A bee colony is the picture of efficiency. It’s funny to think that they don’t talk, yet they have developed all these complex systems to keep the colony running efficiently.
Posted by traditionis on June 11, 2013 at 10:12
good post!
Posted by lazylauramaisey on June 12, 2013 at 07:22
Thanks 🙂
Posted by Maggie O'C on June 11, 2013 at 15:26
Bees are fascinating. I’m going to see if I can find a bee keeping place near me. Duh, I’m in Portland, of course there are bee keeping classes 🙂
Posted by lazylauramaisey on June 12, 2013 at 07:34
O, really? Is it very like that in Portland? It’s quite green and bee friendly where I live. Our local MP is a bit of a green champion. Let’s get beekeeping Maggie. Let’s do like a schools-link thing but with bee hives. You can have one there and I’ll have one here and they can write each other letters.
Posted by Alex Jones on June 11, 2013 at 17:15
I am a fan of bees myself. I had hoped to have my own hive up and running by now, but challenges in life prevents my ambitions for the moment. Bees are amaing creatures, I am learning more about them each week.

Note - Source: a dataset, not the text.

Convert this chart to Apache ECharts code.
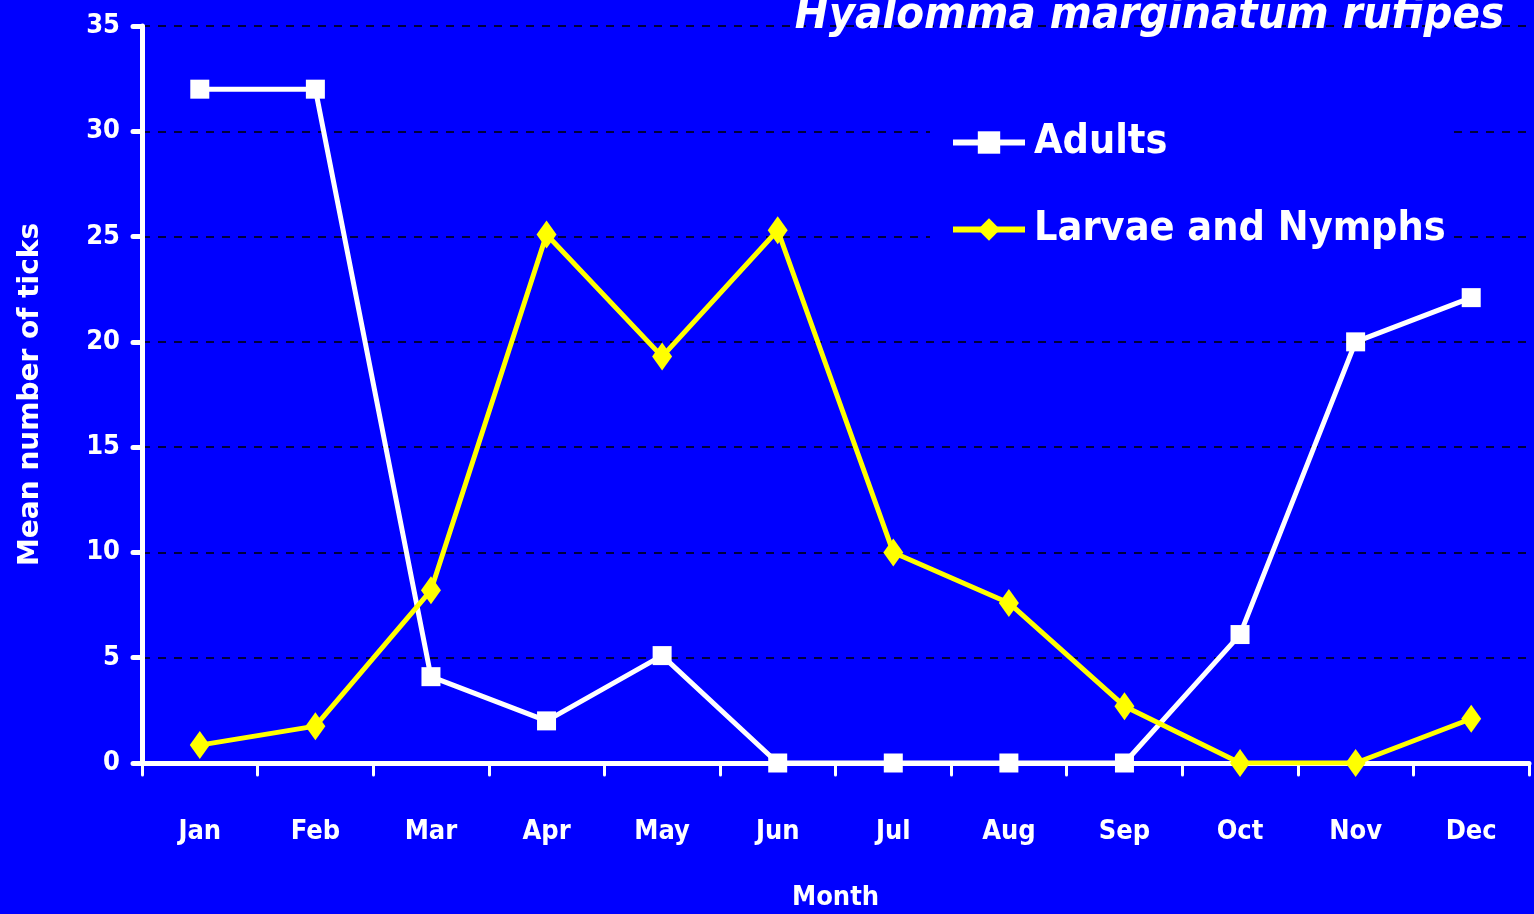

Posted by lazylauramaisey on June 12, 2013 at 07:36
O, I’m totally going to get a hive too. I’m going to wait till next year though because it is would be too hard to start one now because they won’t have time to make stores to last the winter. I think I will get one in March or February next year. maybe you could aim for March too?
Posted by Alex Jones on June 12, 2013 at 09:46
That would be a good time for me to start too.
Posted by lazylauramaisey on June 13, 2013 at 07:05
Ok, Alex, let’s do it. Let’s become beekeeping bloggers.
Posted by rambler5319 on June 12, 2013 at 09:55
Amazing facts. I knew a few from the previous one but this one virtually nothing. I love the bees going to the toilet bit. How do they know that? Have they found a bee-toilet? You don’t have to go that far back in city history to a time when domestic toilets were outside: down the garden or at the end of a yard. When I was small I had a friend who lived in a house that was part of a row of 8 terraced houses. None had an inside toilet. They had a common yard (no dividing walls/fences) with just two toilets, one at each end. Winter was not a good time to have to use them.
Posted by lazylauramaisey on June 13, 2013 at 07:08
The house I live in now has an outside toilet that’s been joined onto the house by a little porch bit but was outside until quite recently. It must have been freezing in winter, like you say. It’s still quite cold there now, in June!